In essence, Chat GPT is a chatbot designed for conversational interactions with humans. It is trained to answer a question or instruction (a prompt), and to respond to follow-up questions in a detailed manner, admitting mistakes, challenging incorrect premises, and considering content filters to avoid inappropriate use.
Chat GPT, the interface product we use and love (or hate and fear, depending on where you stand), is owned by OpenAI, and there are now many similar competing products sprouting everywhere. GPT, the processing model behind some of them, is a type of Large Language Model (LLM), an Artificial Intelligence that is trained with large amounts of data to understand and generate human language.
Let’s see what is it about in more detail.
Generative Pre-Trained Transformers
Now you know that Chat GPT and GPT are two different, but complementing things. Chat GPT has been using different iterations of GPT throughout its development, now using GPT 3.5 for its free-to-use version, and GPT 4, the most advanced model so far, for paid subscribers only. But what is exactly this Generative Pre-trained Transformer stuff?
Generative means that it is able to create new text, that is coherent and contextually relevant, depending on whatever input you feed it. This is what gives it its conversational attributes, which make it seem like you are talking to a reacting person and not a predetermined static robot (like your old-fashioned, standard banking bots, for example).
Pre-trained refers to the large amounts of text data that are fed to the model so it can learn to respond to prompts in a human fashion. This learning is done with no specific task in mind, other than familiarizing the model with how human language works: its grammar, patterns, and semantic uses.

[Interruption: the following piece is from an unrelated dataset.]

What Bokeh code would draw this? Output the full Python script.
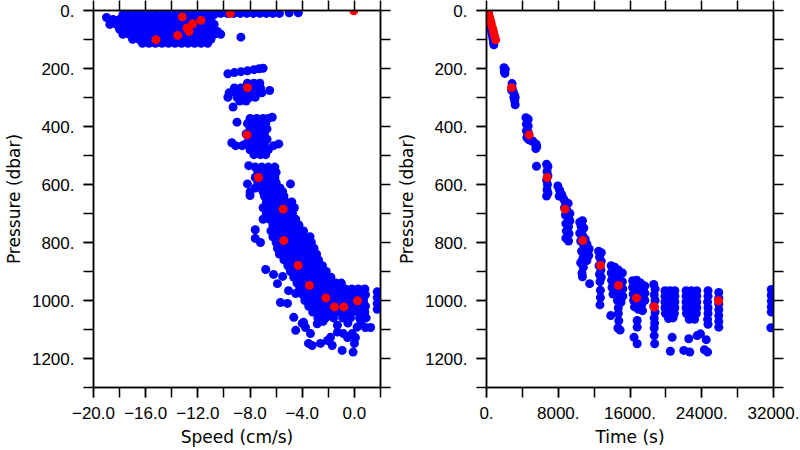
from bokeh.plotting import figure
from bokeh.models import Range1d, FixedTicker, LinearAxis, GlobalInlineStyleSheet
from bokeh.layouts import row
from bokeh.embed import file_html
from bokeh.resources import INLINE

# ---------------- axis ticks / labels ----------------
pres_ticks = [0, 200, 400, 600, 800, 1000, 1200]
pres_minor = [0, 100, 200, 300, 400, 500, 600, 700, 800, 900, 1000, 1100, 1200, 1300]
pres_labels = ["0.", "200.", "400.", "600.", "800.", "1000.", "1200."]
speed_ticks = [-20, -16, -12, -8, -4, 0]
speed_minor = [-20, -18, -16, -14, -12, -10, -8, -6, -4, -2, 0, 2]
speed_labels = ["\u221220.0", "\u221216.0", "\u221212.0", "\u22128.0", "\u22124.0", "0.0"]
time_ticks = [0, 8000, 16000, 24000, 32000]
time_minor = [0, 4000, 8000, 12000, 16000, 20000, 24000, 28000, 32000]
time_labels = ["0.", "8000.", "16000.", "24000.", "32000."]

# ---------------- left panel: blue samples, rows of (pressure, speeds) ----------------
surface_rows = [
    (14, [-17.75, -17.25, -16.75, -16.25, -15.75, -15.25, -14.75, -14.25, -13.75, -13.25, -12.75, -12.25, -11.75, -11.25, -10.75]),
    (10, [-10.25, -9.75, -9.25, -8.75, -8.25, -7.75, -7.25, -6.75, -6.25, -5.75]),
    (8, [-5.0, -4.3]),
    (24, [-19.0]),
    (31, [-18.5, -18.0, -17.5, -17.0, -16.5, -16.0, -15.5, -15.0, -14.5, -14.0, -13.5, -13.0, -12.5, -12.0, -11.5, -11.0]),
    (48, [-18.75, -18.25, -17.75, -17.25, -16.75, -16.25, -15.75, -15.25, -14.75, -14.25, -13.75, -13.25, -12.75, -12.25, -11.75, -11.25, -10.75]),
    (65, [-18.0, -17.5, -17.0, -16.5, -16.0, -15.5, -15.0, -14.5, -14.0, -13.5, -13.0, -12.5, -12.0, -11.5, -11.0]),
    (72, [-10.5]),
    (82, [-17.75, -17.25, -16.75, -16.25, -15.75, -15.25, -14.75, -14.25, -13.75, -13.25, -12.75, -12.25, -11.75, -11.25, -10.75, -10.25]),
    (92, [-8.7]),
    (99, [-17.0, -16.5, -16.0, -15.5, -15.0, -14.5, -14.0, -13.5, -13.0, -12.5, -12.0, -11.5, -11.0]),
    (113, [-16.25, -15.75, -15.25, -14.75, -14.25, -13.75, -13.25, -12.75, -12.25, -11.75, -11.25]),
]
middle_rows = [
    (218, [-9.7]), (214, [-9.2]), (211, [-8.7]), (208, [-8.2]), (204, [-7.7]), (201, [-7.3]), (199, [-7.0]),
    (251, [-8.2, -7.7, -7.25]),
    (267, [-9.2, -8.7, -8.2, -7.7, -7.2]),
    (276, [-6.5]),
    (284, [-9.6, -9.1, -8.6, -8.1, -7.6, -7.1]),
    (299, [-9.7, -9.0, -8.5, -8.0, -7.6]),
    (312, [-8.8, -8.3]),
    (333, [-9.3]),
    (368, [-6.3]),
    (372, [-8.0, -7.5, -7.0, -6.6]),
    (385, [-9.0]),
    (390, [-8.2, -7.7, -7.2, -6.8]),
    (408, [-8.0, -7.5, -7.0, -6.7]),
    (426, [-8.3, -7.8, -7.3, -6.9]),
    (444, [-8.1, -7.6, -7.1, -6.7]),
    (456, [-9.4]),
    (460, [-5.8]),
    (462, [-8.4, -7.9, -7.4, -6.9]),
    (466, [-9.1, -8.6, -6.2]),
    (480, [-8.0, -7.5, -7.0, -6.6]),
    (497, [-7.7, -7.2, -6.8]),
    (535, [-8.1]),
    (540, [-7.6, -7.1, -6.6, -6.1]),
    (558, [-7.4, -6.9, -6.4, -6.0]),
    (576, [-7.6, -7.1, -6.6, -6.1]),
    (594, [-7.4, -6.9, -6.4, -6.0]),
    (598, [-8.2, -4.9]),
    (612, [-7.6, -7.1, -6.6, -6.1, -5.7]),
    (625, [-7.0, -6.5, -6.0, -5.5]),
    (626, [-8.0]),
    (638, [-8.0]),
]
deep_rows = [
    (640, [-6.9, -6.4, -5.9, -5.4]),
    (660, [-6.75, -6.25, -5.75, -5.25, -4.8]),
    (680, [-7.0, -6.5, -6.0, -5.5, -5.0, -4.6]),
    (700, [-6.75, -6.25, -5.75, -5.25, -4.75]),
    (720, [-7.0, -6.5, -6.0, -5.5, -5.0, -4.5]),
    (740, [-6.25, -5.75, -5.25, -4.75, -4.25]),
    (760, [-6.4, -5.9, -5.4, -4.9, -4.4, -3.9]),
    (780, [-6.25, -5.75, -5.25, -4.75, -4.25, -3.75, -3.4]),
    (800, [-6.0, -5.5, -5.0, -4.5, -4.0, -3.5, -3.3]),
    (820, [-5.9, -5.4, -4.9, -4.4, -3.9, -3.4, -3.1]),
    (840, [-5.75, -5.25, -4.75, -4.25, -3.75, -3.25, -2.9]),
    (860, [-5.4, -4.9, -4.4, -3.9, -3.4, -2.9, -2.75]),
    (880, [-5.1, -4.6, -4.1, -3.6, -3.1, -2.6, -2.45]),
    (900, [-4.9, -4.4, -3.9, -3.4, -2.9, -2.4, -2.15]),
    (920, [-4.65, -4.15, -3.65, -3.15, -2.65, -2.15, -1.8]),
    (940, [-4.4, -3.9, -3.4, -2.9, -2.4, -1.9, -1.4, -1.0]),
    (960, [-4.2, -3.7, -3.2, -2.7, -2.2, -1.7, -1.2, -0.7, -0.2, 0.3, 0.8]),
    (980, [-3.95, -3.45, -2.95, -2.45, -1.95, -1.45, -0.95, -0.45, 0.05, 0.55, 0.85]),
    (1000, [-3.8, -3.3, -2.8, -2.3, -1.8, -1.3, -0.8, -0.3, 0.2, 0.7]),
    (1020, [-3.5, -3.0, -2.5, -2.0, -1.5, -1.0, -0.5, 0.0, 0.5, 0.85]),
    (1040, [-3.2, -2.7, -2.2, -1.7, -1.2, -0.7, -0.2, 0.3, 0.8]),
    (1060, [-2.8, -2.2, -1.6, -0.9, -0.3, 0.4, 0.9]),
    (970, [1.75]), (990, [1.75]), (1010, [1.75]), (1030, [1.75]),
]
outlier_speed = [-7.6, -7.6, -7.2, -6.8, -6.2, -5.5, -5.9, -5.05, -4.5, -5.67, -5.13, -4.65, -4.0, -3.75,
                 -4.5, -3.37, -3.52, -3.24, -2.85, -2.6, -2.06, -1.83, -1.7, -0.84, -0.53, -0.94, -0.1,
                 -0.17, 0.08, 0.21, 0.85, 1.24, -3.9, -2.4, -1.3, -0.5, 0.5, -1.3, 0.0]
outlier_pres = [756, 786, 800, 893, 910, 917, 942, 966, 976, 1007, 1010, 1058, 1079, 1093,
                1103, 1114, 1148, 1155, 1080, 1148, 1138, 1127, 1155, 1114, 1128, 1172, 1178,
                1114, 1128, 1092, 1093, 1093, 1075, 1072, 1085, 1078, 1072, 1109, 1148]

# ---------------- right panel: blue samples (time, pressure) ----------------
streak_time = [100, 150, 200, 260, 320, 380, 440, 500, 560, 620, 680, 740, 790, 820]
streak_pres = [0, 6, 12, 20, 30, 40, 50, 60, 70, 80, 90, 100, 110, 118]
station_time = [
    1950, 2100, 2000, 2050,
    2850, 2850, 2950, 3100, 3200, 3150, 3200, 3050, 2800,
    4400, 4650, 4450, 4650, 4450, 4650, 4500, 4700, 4900, 5150, 5400, 5550, 5500, 5600, 5575,
    6700, 6850, 6750, 6850, 6700, 6800, 6750, 6850, 6700,
    7950, 8150, 8100, 8400, 8600, 8800, 9100, 8700, 9000, 9300, 8800, 9100, 9300, 8850, 9150, 8900, 9200, 8850, 9150,
    10400, 10700, 10550, 10850, 10400, 10700, 11000, 10500, 10850, 11200, 11450, 10600, 11000, 11400, 10750, 11200,
    10500, 10800, 10650, 10700, 11500,
    12500, 12800, 12600, 12800, 12550, 12750, 12600, 12800, 12650, 12700, 12700, 12650,
    13900, 14300, 14700, 15150, 13900, 14300, 14700, 15150, 13950, 14350, 14750, 15200, 14000, 14400, 14800, 15200,
    14100, 14600, 15000, 14700, 14700, 14750, 14650, 14900, 13850,
    16300, 16750, 17200, 17650, 16300, 16750, 17200, 17650, 16350, 16800, 17250, 17650, 16400, 16850, 17300,
    16500, 16950, 17400, 16800, 16800, 16450, 16800,
    18650, 18800, 18700, 18800, 18650, 18800, 18700, 18750, 18700, 18700, 18750,
    19900, 20450, 21000, 19900, 20450, 21000, 19900, 20450, 21000, 19900, 20450, 21000, 19950, 20500, 20950,
    20300, 20800, 20700, 20500,
    22250, 22850, 23450, 22250, 22850, 23450, 22250, 22850, 23450, 22250, 22850, 23450, 22300, 22900, 23400,
    22600, 23200, 22550, 23490, 23860, 22000, 22670,
    24700, 24700, 24650, 24700, 24700, 24650, 24700, 24500, 24300, 24650,
    25900, 25900, 25900, 25900, 25900, 25900, 25900,
    31750, 31750, 31750, 31750, 31750, 31700,
]
station_pres = [
    197, 203, 210, 217,
    252, 266, 278, 290, 300, 312, 325, 300, 275,
    370, 375, 392, 398, 415, 420, 438, 445, 448, 450, 458, 462, 476, 470, 537,
    530, 538, 555, 570, 585, 600, 618, 630, 640,
    605, 620, 640, 635, 650, 660, 665, 680, 690, 700, 705, 715, 725, 735, 745, 760, 770, 785, 795,
    730, 725, 745, 750, 768, 775, 788, 795, 810, 805, 822, 830, 835, 845, 855, 862,
    870, 885, 905, 918, 942,
    830, 835, 850, 865, 880, 895, 910, 920, 935, 965, 990, 1015,
    880, 885, 895, 905, 905, 915, 925, 935, 930, 945, 955, 960, 955, 970, 980, 985,
    978, 1000, 1005, 1025, 1045, 1070, 1095, 1102, 1052,
    932, 930, 940, 950, 955, 955, 965, 975, 978, 980, 990, 1000, 1000, 1005, 1015,
    1022, 1030, 1035, 1069, 1092, 1127, 1149,
    945, 960, 980, 1000, 1020, 1040, 1060, 1078, 1095, 1121, 1149,
    966, 966, 966, 985, 985, 985, 1005, 1005, 1005, 1025, 1025, 1025, 1045, 1045, 1045,
    1062, 1060, 1127, 1175,
    966, 966, 966, 985, 985, 985, 1005, 1005, 1005, 1025, 1025, 1025, 1045, 1045, 1045,
    1065, 1065, 1132, 1121, 1115, 1172, 1178,
    966, 985, 1005, 1025, 1045, 1065, 1082, 1135, 1170, 1178,
    972, 992, 1012, 1032, 1052, 1072, 1092,
    962, 982, 1002, 1022, 1040, 1094,
]

# ---------------- red: profile means (same in both panels) ----------------
red_pres = [1, 10, 22, 34, 46, 60, 72, 86, 101, 266, 429, 576, 685, 793, 879, 948, 991, 1022, 1022, 1001]
red_speed = [-0.05, -9.51, -13.19, -11.77, -12.4, -12.83, -12.68, -13.55, -15.21, -8.2, -8.23, -7.36,
             -5.46, -5.42, -4.31, -3.45, -2.19, -1.53, -0.81, 0.24]
red_time = [150, 231, 335, 439, 541, 663, 767, 886, 1017, 2788, 4761, 6768, 8753, 10737, 12711,
            14718, 16725, 18699, 18720, 25868]

# expand rows into point lists
left_speed, left_pres = [], []
for rows in (surface_rows, middle_rows, deep_rows):
    for pr, speeds in rows:
        for s in speeds:
            left_speed.append(s)
            left_pres.append(pr)
left_speed += outlier_speed
left_pres += outlier_pres
right_time = streak_time + station_time
right_pres = streak_pres + station_pres

BLUE = "#0000ff"
RED = "#ff0000"
TICK_FONT = "Liberation Sans"
LABEL_FONT = "DejaVu Sans"
DOT = 9


def style_axis(ax):
    ax.axis_line_color = "black"
    ax.axis_line_width = 1.5
    ax.major_tick_line_width = 1.5
    ax.minor_tick_line_width = 1.5
    ax.major_tick_line_color = "black"
    ax.minor_tick_line_color = "black"
    ax.major_tick_out = 10
    ax.major_tick_in = 0
    ax.minor_tick_out = 10
    ax.minor_tick_in = 0
    ax.major_label_text_color = "black"
    ax.major_label_text_font = TICK_FONT
    ax.major_label_text_font_size = "17px"
    ax.axis_label_text_font = LABEL_FONT
    ax.axis_label_text_font_size = "17px"
    ax.axis_label_text_font_style = "normal"
    ax.axis_label_text_color = "black"


def make_panel(xr, xticks, xminor, xlabels, xtitle, left_border, right_border):
    p = figure(frame_width=287, frame_height=377, x_range=Range1d(*xr), y_range=Range1d(1300, 0),
               output_backend="svg", toolbar_location=None,
               min_border_left=left_border, min_border_right=right_border,
               min_border_top=10, min_border_bottom=63)
    p.xgrid.visible = False
    p.ygrid.visible = False
    p.outline_line_color = "black"
    p.outline_line_width = 1.5
    p.background_fill_color = "white"
    p.border_fill_color = "white"

    xa = p.xaxis[0]
    xa.ticker = FixedTicker(ticks=xticks, minor_ticks=xminor)
    xa.major_label_overrides = {t: l for t, l in zip(xticks, xlabels)}
    xa.axis_label = xtitle
    style_axis(xa)
    xa.major_label_standoff = 9
    xa.axis_label_standoff = 5

    ya = p.yaxis[0]
    ya.ticker = FixedTicker(ticks=pres_ticks, minor_ticks=pres_minor)
    ya.major_label_overrides = {t: l for t, l in zip(pres_ticks, pres_labels)}
    ya.axis_label = "Pressure (dbar)"
    style_axis(ya)
    ya.major_label_standoff = 9
    ya.axis_label_standoff = 5

    ra = LinearAxis(ticker=FixedTicker(ticks=[], minor_ticks=pres_minor))
    style_axis(ra)
    ra.major_label_standoff = 0
    p.add_layout(ra, "right")

    ta = LinearAxis(ticker=FixedTicker(ticks=[], minor_ticks=xminor))
    style_axis(ta)
    ta.major_label_standoff = 0
    p.add_layout(ta, "above")
    return p


p1 = make_panel((-20, 2), speed_ticks, speed_minor, speed_labels, "Speed (cm/s)", 93, 12)
p1.scatter(left_speed, left_pres, size=DOT, fill_color=BLUE, line_color=None)
p1.scatter(red_speed, red_pres, size=DOT, fill_color=RED, line_color=None)

p2 = make_panel((0, 32000), time_ticks, time_minor, time_labels, "Time (s)", 94, 27)
p2.scatter(right_time, right_pres, size=DOT, fill_color=BLUE, line_color=None)
p2.scatter(red_time, red_pres, size=DOT, fill_color=RED, line_color=None)

page_css = GlobalInlineStyleSheet(css="html, body { margin: 0 !important; padding: 0 !important; overflow: hidden; }")
layout = row(p1, p2, stylesheets=[page_css])
open("out.html", "w").write(file_html(layout, INLINE))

Transformer indicates the deep learning architecture that actually powers GPTs (and other AI models). It was actually proposed fairly recently, in 2017, through a research paper by Ashish Vaswani et al. called Attention Is All You Need.
The principle behind it is a self-attention mechanism, which weighs and scores the importance of each word in a sentence, and how it relates to and depends on other words in that same sentence. Its introduction meant higher-skilled language models that resembled more human language, which need less time to train than older models.
Large Language Models And Other Forms Of AI
GPTs are just one specific type (developed by Open AI) of a larger category of Large Language Models. Simply put, LLMs are AI models trained on large data to understand and generate human language.
GPT is not the only one of these LLMs, with several companies designing and developing their own models that use similar or different architectures.
BERT and T5, for example, are LLMs developed by Google with predictive and generative language purposes. And RoBERTa is an enhanced model of BERT made by Facebook AI for natural language understanding and sentiment analysis.
In the end, LLMs are just one among many possible applications of Artificial Intelligence systems. AI is a whole computer science field devoted to developing intelligent systems capable of learning, which are able to perform tasks that would normally require human intelligence.
When Could AI Overtake Human Performance is a whole different question.